06-23-2018, 03:42 PM
(06-23-2018, 03:20 PM)Sabretooth Wrote: My choices would be to spread my ashes where I had the most fun.
Crabbing on the York river
Bowling in night leagues
Various female bedrooms,hotels,etc
Family get togethers
Card games and cookouts with friends
Working on cars and projects with friends
In hopes of not creeping folks out I would settle for dumping ashes in the bowling alley parking lot or the York River
Here's my take on the matter. Kinda sucks to be honest. I know I joked earlier, but, even though I'm dead, I really fear being discarded as I never lived? I've done a lot of good AND a lot of bad. But I did leave a footprint of progress. It's disappointing sometimes thinking (And I tend to overthink a lot of things) about being forgotten.
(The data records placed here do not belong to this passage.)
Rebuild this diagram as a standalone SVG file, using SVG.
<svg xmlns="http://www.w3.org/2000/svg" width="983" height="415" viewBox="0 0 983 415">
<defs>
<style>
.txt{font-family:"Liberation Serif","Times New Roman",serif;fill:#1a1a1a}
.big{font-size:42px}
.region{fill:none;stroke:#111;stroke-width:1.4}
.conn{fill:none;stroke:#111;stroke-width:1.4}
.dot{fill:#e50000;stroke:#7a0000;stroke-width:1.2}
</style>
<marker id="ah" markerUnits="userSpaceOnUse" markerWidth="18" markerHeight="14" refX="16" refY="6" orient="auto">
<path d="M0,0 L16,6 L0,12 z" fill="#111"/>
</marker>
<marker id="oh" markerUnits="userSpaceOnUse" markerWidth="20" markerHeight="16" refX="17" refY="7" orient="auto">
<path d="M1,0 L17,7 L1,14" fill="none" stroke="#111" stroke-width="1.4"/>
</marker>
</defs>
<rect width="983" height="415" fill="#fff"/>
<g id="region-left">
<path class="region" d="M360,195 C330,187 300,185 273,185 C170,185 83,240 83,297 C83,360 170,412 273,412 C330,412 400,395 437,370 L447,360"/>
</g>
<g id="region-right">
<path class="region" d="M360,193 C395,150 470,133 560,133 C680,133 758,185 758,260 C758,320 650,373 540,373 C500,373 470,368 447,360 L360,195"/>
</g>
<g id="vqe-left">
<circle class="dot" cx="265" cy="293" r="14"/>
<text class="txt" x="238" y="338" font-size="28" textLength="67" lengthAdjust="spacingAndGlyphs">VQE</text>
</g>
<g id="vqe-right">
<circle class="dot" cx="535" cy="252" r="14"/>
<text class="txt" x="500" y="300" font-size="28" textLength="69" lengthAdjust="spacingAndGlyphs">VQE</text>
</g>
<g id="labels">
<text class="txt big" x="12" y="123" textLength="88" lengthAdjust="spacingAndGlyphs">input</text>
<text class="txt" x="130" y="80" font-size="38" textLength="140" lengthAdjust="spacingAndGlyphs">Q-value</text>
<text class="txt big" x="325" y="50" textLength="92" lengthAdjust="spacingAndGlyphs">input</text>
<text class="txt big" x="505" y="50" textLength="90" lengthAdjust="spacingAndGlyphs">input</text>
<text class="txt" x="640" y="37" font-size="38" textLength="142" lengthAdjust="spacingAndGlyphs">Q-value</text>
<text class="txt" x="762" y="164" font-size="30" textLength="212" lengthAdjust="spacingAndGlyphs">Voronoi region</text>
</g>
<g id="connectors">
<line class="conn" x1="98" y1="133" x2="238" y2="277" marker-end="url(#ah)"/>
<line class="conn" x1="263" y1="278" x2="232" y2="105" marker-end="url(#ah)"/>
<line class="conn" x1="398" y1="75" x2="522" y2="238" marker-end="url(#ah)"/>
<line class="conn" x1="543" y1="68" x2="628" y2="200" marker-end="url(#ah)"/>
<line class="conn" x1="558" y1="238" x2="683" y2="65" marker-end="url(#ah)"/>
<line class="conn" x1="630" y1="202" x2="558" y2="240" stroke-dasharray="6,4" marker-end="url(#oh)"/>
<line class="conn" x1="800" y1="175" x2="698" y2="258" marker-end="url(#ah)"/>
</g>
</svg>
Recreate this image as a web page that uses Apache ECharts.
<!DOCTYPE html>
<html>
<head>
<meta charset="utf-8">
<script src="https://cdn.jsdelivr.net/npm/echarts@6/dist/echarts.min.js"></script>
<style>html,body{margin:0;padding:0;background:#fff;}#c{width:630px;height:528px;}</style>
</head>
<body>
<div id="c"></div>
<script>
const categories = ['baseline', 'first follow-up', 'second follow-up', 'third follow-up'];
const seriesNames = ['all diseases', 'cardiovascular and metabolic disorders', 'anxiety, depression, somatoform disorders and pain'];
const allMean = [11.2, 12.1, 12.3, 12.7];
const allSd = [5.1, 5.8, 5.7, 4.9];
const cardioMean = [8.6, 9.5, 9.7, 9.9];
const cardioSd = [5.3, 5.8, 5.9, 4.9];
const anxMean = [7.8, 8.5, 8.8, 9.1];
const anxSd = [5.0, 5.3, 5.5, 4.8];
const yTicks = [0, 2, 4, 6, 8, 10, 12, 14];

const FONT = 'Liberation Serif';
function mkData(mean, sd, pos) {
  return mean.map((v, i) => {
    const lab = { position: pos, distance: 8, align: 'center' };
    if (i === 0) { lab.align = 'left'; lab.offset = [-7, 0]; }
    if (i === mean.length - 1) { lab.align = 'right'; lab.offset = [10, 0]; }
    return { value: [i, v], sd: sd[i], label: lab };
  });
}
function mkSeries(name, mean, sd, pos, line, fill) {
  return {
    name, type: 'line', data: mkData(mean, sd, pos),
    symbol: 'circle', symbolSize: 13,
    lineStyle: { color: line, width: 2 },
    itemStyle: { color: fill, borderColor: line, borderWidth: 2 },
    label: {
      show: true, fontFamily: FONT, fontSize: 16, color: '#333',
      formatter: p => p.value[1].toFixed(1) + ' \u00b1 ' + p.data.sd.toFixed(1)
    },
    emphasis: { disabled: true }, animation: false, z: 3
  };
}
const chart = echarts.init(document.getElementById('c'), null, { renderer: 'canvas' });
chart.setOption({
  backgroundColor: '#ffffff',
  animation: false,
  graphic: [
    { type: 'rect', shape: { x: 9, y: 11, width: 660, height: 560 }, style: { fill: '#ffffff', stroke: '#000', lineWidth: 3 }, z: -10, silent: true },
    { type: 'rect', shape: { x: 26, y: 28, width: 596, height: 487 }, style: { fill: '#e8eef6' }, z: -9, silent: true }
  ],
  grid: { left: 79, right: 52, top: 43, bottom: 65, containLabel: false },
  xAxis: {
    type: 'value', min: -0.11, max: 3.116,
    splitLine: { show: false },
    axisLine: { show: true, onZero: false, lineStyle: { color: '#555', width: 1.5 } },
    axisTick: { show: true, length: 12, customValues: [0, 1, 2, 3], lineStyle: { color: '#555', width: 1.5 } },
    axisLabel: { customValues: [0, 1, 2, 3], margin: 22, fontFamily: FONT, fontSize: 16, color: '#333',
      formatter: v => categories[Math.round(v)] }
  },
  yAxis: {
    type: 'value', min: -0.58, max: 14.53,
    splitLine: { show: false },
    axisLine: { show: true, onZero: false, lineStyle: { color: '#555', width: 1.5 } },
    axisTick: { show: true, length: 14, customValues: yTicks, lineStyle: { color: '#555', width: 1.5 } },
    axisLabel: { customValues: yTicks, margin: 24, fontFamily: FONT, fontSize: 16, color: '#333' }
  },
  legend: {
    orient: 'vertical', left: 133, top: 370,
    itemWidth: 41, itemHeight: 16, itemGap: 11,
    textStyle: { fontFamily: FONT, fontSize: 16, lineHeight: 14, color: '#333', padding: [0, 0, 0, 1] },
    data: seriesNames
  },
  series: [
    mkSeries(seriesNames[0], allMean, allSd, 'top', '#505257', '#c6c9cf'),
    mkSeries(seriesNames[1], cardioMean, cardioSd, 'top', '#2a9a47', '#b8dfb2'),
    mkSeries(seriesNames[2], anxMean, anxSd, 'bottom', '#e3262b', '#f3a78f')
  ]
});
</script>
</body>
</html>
But hell, I'm never going to not be forgotten. My great grandkids wont GAF about me or what I did. Unless I did something that gave them praise for being related, I'm a goner?
Shit, reading this? I think I'm afraid to die?
In the back of my mind, I always wanted to be something great to remember. I wanted like my wife to bury me in a glass coffee table or something and hopefully strip naked and sit on my face. But in reality, she will probably remarry, and I will end up with balls pressed against the glass.
Shit, why wouldn't I be afraid to die? That's bad shit right there!